What makes matters worse is that Writer/Director Ron Carlson not only blows a great concept, he blows what has to be the weirdest and wildest cast I’ve seen assembled in forever for a film that has absolutely zero buzz about it. First off we get the insanely gorgeous Sophie Monk as Brooke–a vamp even before she was sucking blood and crisping skin in the sunlight. Add to that a bizarre collection of cameos from Halloween’s Scout Taylor-Compton, Grindhouse’s Electra Avellan (who combined have about 8 lines of dialogue between them) along with a scenery-chewing turn from cult film star Charles Napier as the sheriff investigating the dead bodies that keep piling up. And finally, The Sandlot’s Patrick Renna as the register-jockey working behind the counter at a gas station named “Murder World” who gets caught up in Monk and Lahiri’s mess. Oh…how could I forget… How I Met Your Mother fans will perk up with joy at the sight of everyone’s favorite cab driver Ranjit (Marshall Manesh) as the father of Avellan–another unfortunate patron of the Murder World gas station.

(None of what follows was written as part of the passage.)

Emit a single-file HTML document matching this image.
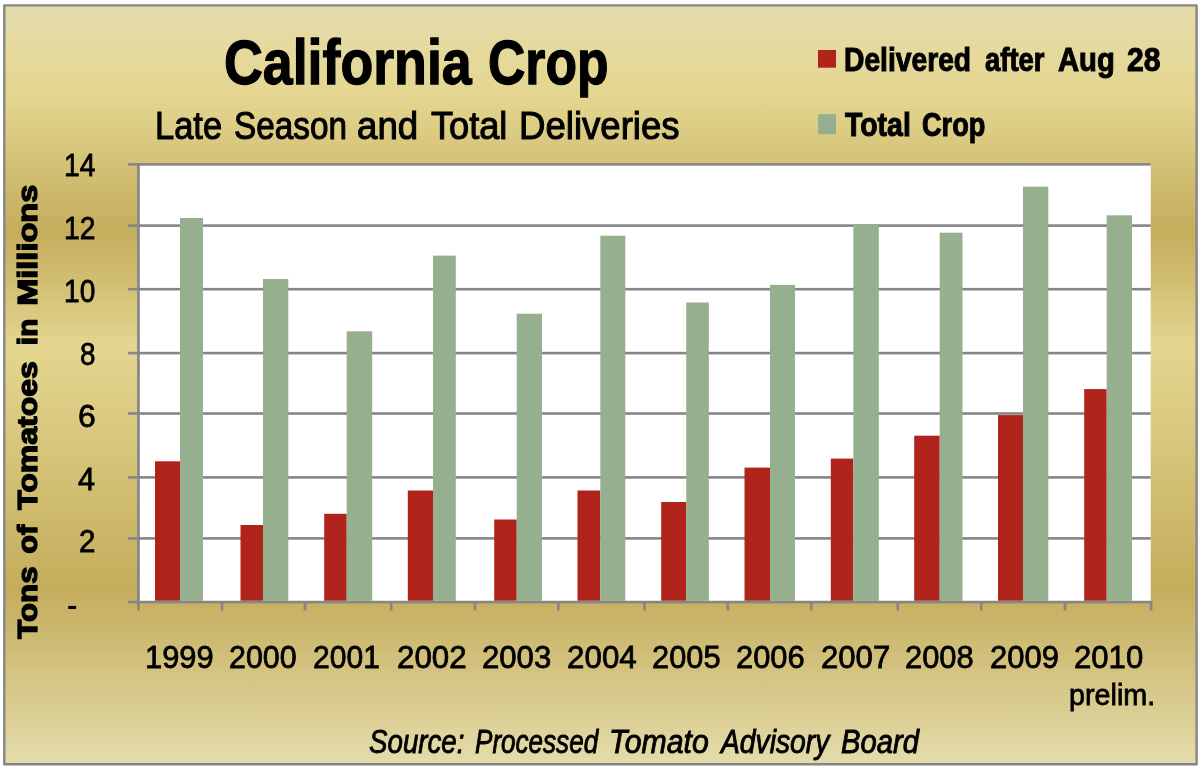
<!DOCTYPE html>
<html><head><meta charset="utf-8"><title>California Crop</title>
<style>
html,body{margin:0;padding:0;background:#fff;}
body{width:1200px;height:768px;position:relative;overflow:hidden;font-family:"Liberation Sans",sans-serif;}
svg{position:absolute;left:0;top:0;}
#labels{position:absolute;left:0;top:0;width:1200px;height:768px;will-change:transform;}
.t{position:absolute;white-space:pre;line-height:1;color:#000;transform-origin:0 0;font-family:"Liberation Sans",sans-serif;}
</style></head><body>
<svg width="1200" height="768" viewBox="0 0 1200 768">
<defs><linearGradient id="gold" x1="0" y1="0" x2="0" y2="1"><stop offset="0" stop-color="#E5DCAB"/><stop offset="0.12" stop-color="#E4D690"/><stop offset="0.30" stop-color="#C4AD5C"/><stop offset="0.45" stop-color="#E4D690"/><stop offset="0.77" stop-color="#C4AD5C"/><stop offset="1" stop-color="#E5DCAB"/></linearGradient></defs>
<rect x="4.3" y="5.4" width="1192.3" height="758.9" fill="url(#gold)" stroke="#868686" stroke-width="2.4" stroke-linejoin="round"/>
<rect x="139" y="165" width="1011.7" height="436" fill="#fff"/>
<rect x="128" y="163.10" width="1022.7" height="2.6" fill="#868686"/>
<rect x="128" y="224.30" width="1022.7" height="2.6" fill="#868686"/>
<rect x="128" y="287.90" width="1022.7" height="2.6" fill="#868686"/>
<rect x="128" y="351.80" width="1022.7" height="2.6" fill="#868686"/>
<rect x="128" y="412.20" width="1022.7" height="2.6" fill="#868686"/>
<rect x="128" y="476.10" width="1022.7" height="2.6" fill="#868686"/>
<rect x="128" y="537.10" width="1022.7" height="2.6" fill="#868686"/>
<rect x="155" y="461.3" width="25.00" height="139.50" fill="#B0231A"/>
<rect x="180" y="218" width="23.00" height="382.80" fill="#96AF8E"/>
<rect x="240.5" y="525" width="22.50" height="75.80" fill="#B0231A"/>
<rect x="263" y="279" width="25.30" height="321.80" fill="#96AF8E"/>
<rect x="324.2" y="513.8" width="22.50" height="87.00" fill="#B0231A"/>
<rect x="346.7" y="331.3" width="25.50" height="269.50" fill="#96AF8E"/>
<rect x="407.8" y="490.5" width="25.20" height="110.30" fill="#B0231A"/>
<rect x="433" y="255.6" width="22.80" height="345.20" fill="#96AF8E"/>
<rect x="494.2" y="519.5" width="22.50" height="81.30" fill="#B0231A"/>
<rect x="516.7" y="313.7" width="25.30" height="287.10" fill="#96AF8E"/>
<rect x="577.5" y="490.5" width="22.80" height="110.30" fill="#B0231A"/>
<rect x="600.3" y="235.7" width="25.00" height="365.10" fill="#96AF8E"/>
<rect x="661.2" y="502" width="25.00" height="98.80" fill="#B0231A"/>
<rect x="686.2" y="302.5" width="22.60" height="298.30" fill="#96AF8E"/>
<rect x="744.5" y="467.6" width="25.50" height="133.20" fill="#B0231A"/>
<rect x="770" y="284.9" width="25.00" height="315.90" fill="#96AF8E"/>
<rect x="830.8" y="458.6" width="22.50" height="142.20" fill="#B0231A"/>
<rect x="853.3" y="224" width="25.50" height="376.80" fill="#96AF8E"/>
<rect x="914.2" y="435.7" width="25.50" height="165.10" fill="#B0231A"/>
<rect x="939.7" y="232.7" width="22.80" height="368.10" fill="#96AF8E"/>
<rect x="998" y="415.1" width="25.00" height="185.70" fill="#B0231A"/>
<rect x="1023" y="186.7" width="25.30" height="414.10" fill="#96AF8E"/>
<rect x="1084.2" y="389.1" width="22.50" height="211.70" fill="#B0231A"/>
<rect x="1106.7" y="215.3" width="25.30" height="385.50" fill="#96AF8E"/>
<rect x="128" y="600.75" width="1024.3" height="2.6" fill="#868686"/>
<rect x="137.1" y="163.1" width="2.7" height="447.4" fill="#868686"/>
<rect x="220.65" y="602" width="2.7" height="8.5" fill="#868686"/>
<rect x="303.65" y="602" width="2.7" height="8.5" fill="#868686"/>
<rect x="389.85" y="602" width="2.7" height="8.5" fill="#868686"/>
<rect x="473.65" y="602" width="2.7" height="8.5" fill="#868686"/>
<rect x="556.95" y="602" width="2.7" height="8.5" fill="#868686"/>
<rect x="643.15" y="602" width="2.7" height="8.5" fill="#868686"/>
<rect x="726.45" y="602" width="2.7" height="8.5" fill="#868686"/>
<rect x="809.95" y="602" width="2.7" height="8.5" fill="#868686"/>
<rect x="896.45" y="602" width="2.7" height="8.5" fill="#868686"/>
<rect x="979.95" y="602" width="2.7" height="8.5" fill="#868686"/>
<rect x="1063.65" y="602" width="2.7" height="8.5" fill="#868686"/>
<rect x="1149.65" y="602" width="2.7" height="8.5" fill="#868686"/>
<rect x="818" y="50" width="18" height="17.7" fill="#B0231A"/>
<rect x="818" y="114.2" width="18" height="20" fill="#96AF8E"/>
</svg>
<div id="labels">
<span class="t" style="font-size:26.7px;font-weight:bold;left:67.32px;top:592.40px;transform:scaleX(1.17)">-</span>
<span class="t" style="font-size:63px;-webkit-text-stroke:1.3px #000;font-weight:bold;left:223.88px;top:31.17px;transform:scaleX(0.8526);">California</span>
<span class="t" style="font-size:63px;-webkit-text-stroke:1.3px #000;font-weight:bold;left:487.67px;top:31.17px;transform:scaleX(0.8198);">Crop</span>
<span class="t" style="font-size:39.6px;-webkit-text-stroke:1.1px #000;left:154.78px;top:105.88px;transform:scaleX(0.8711);">Late</span>
<span class="t" style="font-size:39.6px;-webkit-text-stroke:1.1px #000;left:233.92px;top:105.88px;transform:scaleX(0.8413);">Season</span>
<span class="t" style="font-size:39.6px;-webkit-text-stroke:1.1px #000;left:357.36px;top:105.88px;transform:scaleX(0.9261);">and</span>
<span class="t" style="font-size:39.6px;-webkit-text-stroke:1.1px #000;left:431.24px;top:105.88px;transform:scaleX(0.9139);">Total</span>
<span class="t" style="font-size:39.6px;-webkit-text-stroke:1.1px #000;left:519.40px;top:105.88px;transform:scaleX(0.9246);">Deliveries</span>
<span class="t" style="font-size:32.3px;-webkit-text-stroke:1.0px #000;font-weight:bold;left:843.97px;top:44.06px;transform:scaleX(0.8739);">Delivered</span>
<span class="t" style="font-size:32.3px;-webkit-text-stroke:1.0px #000;font-weight:bold;left:984.70px;top:44.06px;transform:scaleX(0.8494);">after</span>
<span class="t" style="font-size:32.3px;-webkit-text-stroke:1.0px #000;font-weight:bold;left:1058.30px;top:44.06px;transform:scaleX(0.9050);">Aug</span>
<span class="t" style="font-size:32.3px;-webkit-text-stroke:1.0px #000;font-weight:bold;left:1127.02px;top:44.06px;transform:scaleX(0.9341);">28</span>
<span class="t" style="font-size:32.4px;-webkit-text-stroke:1.0px #000;font-weight:bold;left:845.14px;top:108.87px;transform:scaleX(0.8775);">Total</span>
<span class="t" style="font-size:32.4px;-webkit-text-stroke:1.0px #000;font-weight:bold;left:922.07px;top:108.87px;transform:scaleX(0.8387);">Crop</span>
<span class="t" style="font-size:32.0px;-webkit-text-stroke:0.8px #000;left:63.89px;top:149.01px;transform:scaleX(0.8840);">14</span>
<span class="t" style="font-size:32.0px;-webkit-text-stroke:0.8px #000;left:64.39px;top:212.41px;transform:scaleX(0.8823);">12</span>
<span class="t" style="font-size:32.0px;-webkit-text-stroke:0.8px #000;left:64.10px;top:274.71px;transform:scaleX(0.8781);">10</span>
<span class="t" style="font-size:32.0px;-webkit-text-stroke:0.8px #000;left:79.78px;top:338.41px;transform:scaleX(0.8712);">8</span>
<span class="t" style="font-size:32.0px;-webkit-text-stroke:0.8px #000;left:78.21px;top:399.91px;transform:scaleX(0.9937);">6</span>
<span class="t" style="font-size:32.0px;-webkit-text-stroke:0.8px #000;left:78.40px;top:463.21px;transform:scaleX(0.9538);">4</span>
<span class="t" style="font-size:32.0px;-webkit-text-stroke:0.8px #000;left:79.18px;top:525.21px;transform:scaleX(0.9241);">2</span>
<span class="t" style="font-size:31.5px;-webkit-text-stroke:0.8px #000;left:144.71px;top:642.34px;transform:scaleX(0.9796);">1999</span>
<span class="t" style="font-size:31.5px;-webkit-text-stroke:0.8px #000;left:228.96px;top:642.34px;transform:scaleX(0.9655);">2000</span>
<span class="t" style="font-size:31.5px;-webkit-text-stroke:0.8px #000;left:312.72px;top:642.34px;transform:scaleX(0.9542);">2001</span>
<span class="t" style="font-size:31.5px;-webkit-text-stroke:0.8px #000;left:397.23px;top:642.34px;transform:scaleX(0.9938);">2002</span>
<span class="t" style="font-size:31.5px;-webkit-text-stroke:0.8px #000;left:481.64px;top:642.34px;transform:scaleX(0.9879);">2003</span>
<span class="t" style="font-size:31.5px;-webkit-text-stroke:0.8px #000;left:566.63px;top:642.34px;transform:scaleX(0.9954);">2004</span>
<span class="t" style="font-size:31.5px;-webkit-text-stroke:0.8px #000;left:651.55px;top:642.34px;transform:scaleX(0.9777);">2005</span>
<span class="t" style="font-size:31.5px;-webkit-text-stroke:0.8px #000;left:736.34px;top:642.34px;transform:scaleX(0.9806);">2006</span>
<span class="t" style="font-size:31.5px;-webkit-text-stroke:0.8px #000;left:820.54px;top:642.34px;transform:scaleX(0.9879);">2007</span>
<span class="t" style="font-size:31.5px;-webkit-text-stroke:0.8px #000;left:904.94px;top:642.34px;transform:scaleX(0.9806);">2008</span>
<span class="t" style="font-size:31.5px;-webkit-text-stroke:0.8px #000;left:989.94px;top:642.34px;transform:scaleX(0.9835);">2009</span>
<span class="t" style="font-size:31.5px;-webkit-text-stroke:0.8px #000;left:1074.34px;top:642.34px;transform:scaleX(0.9881);">2010</span>
<span class="t" style="font-size:30.0px;-webkit-text-stroke:0.8px #000;left:1068.99px;top:680.40px;transform:scaleX(0.9579);">prelim.</span>
<span class="t" style="font-size:33.0px;-webkit-text-stroke:0.9px #000;font-style:italic;left:368.69px;top:724.67px;transform:scaleX(0.8393);">Source:</span>
<span class="t" style="font-size:33.0px;-webkit-text-stroke:0.9px #000;font-style:italic;left:475.35px;top:724.67px;transform:scaleX(0.7897);">Processed</span>
<span class="t" style="font-size:33.0px;-webkit-text-stroke:0.9px #000;font-style:italic;left:608.65px;top:724.67px;transform:scaleX(0.9159);">Tomato</span>
<span class="t" style="font-size:33.0px;-webkit-text-stroke:0.9px #000;font-style:italic;left:720.65px;top:724.67px;transform:scaleX(0.8566);">Advisory</span>
<span class="t" style="font-size:33.0px;-webkit-text-stroke:0.9px #000;font-style:italic;left:840.84px;top:724.67px;transform:scaleX(0.8842);">Board</span>
<span class="t" style="font-size:27.2px;-webkit-text-stroke:1.3px #000;font-weight:bold;left:0;top:0;transform:translate(37.00px,638.75px) rotate(-90deg) scaleX(1.1480) translate(0,-23.02px);">Tons</span>
<span class="t" style="font-size:27.2px;-webkit-text-stroke:1.3px #000;font-weight:bold;left:0;top:0;transform:translate(37.00px,553.72px) rotate(-90deg) scaleX(1.1244) translate(0,-23.02px);">of</span>
<span class="t" style="font-size:27.2px;-webkit-text-stroke:1.3px #000;font-weight:bold;left:0;top:0;transform:translate(37.00px,509.84px) rotate(-90deg) scaleX(1.1757) translate(0,-23.02px);">Tomatoes</span>
<span class="t" style="font-size:27.2px;-webkit-text-stroke:1.3px #000;font-weight:bold;left:0;top:0;transform:translate(37.00px,345.15px) rotate(-90deg) scaleX(1.0999) translate(0,-23.02px);">in</span>
<span class="t" style="font-size:27.2px;-webkit-text-stroke:1.3px #000;font-weight:bold;left:0;top:0;transform:translate(37.00px,305.86px) rotate(-90deg) scaleX(1.1971) translate(0,-23.02px);">Millions</span>
</div>
</body></html>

The crux of the film lies in the fact that Monk is clearly the bad girl and Lahiri is the good girl. God never makes much sense about why Monk is allowed to be turned into a vampire–but there is a ton of foreshadowing about what (seems obvious to everyone) Lahiri is gonna have to end up doing about it. The rest of the film is just biding time to get to the foregone conclusion. For a film that promises lesbians and vampires we only get just about enough of either one to justify their inclusion. And in the bloodshed department, the film defers to a lot of necking but not much else. Of course none of that would matter one single bit if the film delivered on the promise of an interesting plot. Instead what we get is a filmmaker whose idea of a character arc is a straight line from point A to point B. So, all that leaves us with is a pair of underdeveloped, over-angsty pretty girls trapped in a gas station. And trapped in a gas station is also where we wind up, as after the first 15 minutes or so, the film sets up shop in one location and more or less spends the rest if its time stuck between the aisles. For a flick with so little plot development to begin with, locking the cast up Reservoir Dogs-style is tantamount to cinematic suicide. These characters don’t have the charisma to carry a talkathon–a point that is made painfully clear as the dialogue eventually devolves into little more than bitching and moaning about being stuck inside said gas station and Monk’s eventual stalkeriffic banter (Things like….”you’ve got nowhere to hide”. Well, no shit sweetie, the whole store is only about 800 square feet!!!).

I think I’m so disappointed by Life Blood because in the beginning – right after God comes down from the sky and starts promising eternal life to Lahiri, then making out with her, then turning her into a bloodsucking angel of death – I thought “Wow, here is a filmmaker that has something interesting and new to say about the Vampire sub-genre.” The problem is that apparently Ron Carlson only had about 15-minutes of stuff to say. The tragedy is that we had to go along for the ride to find that out.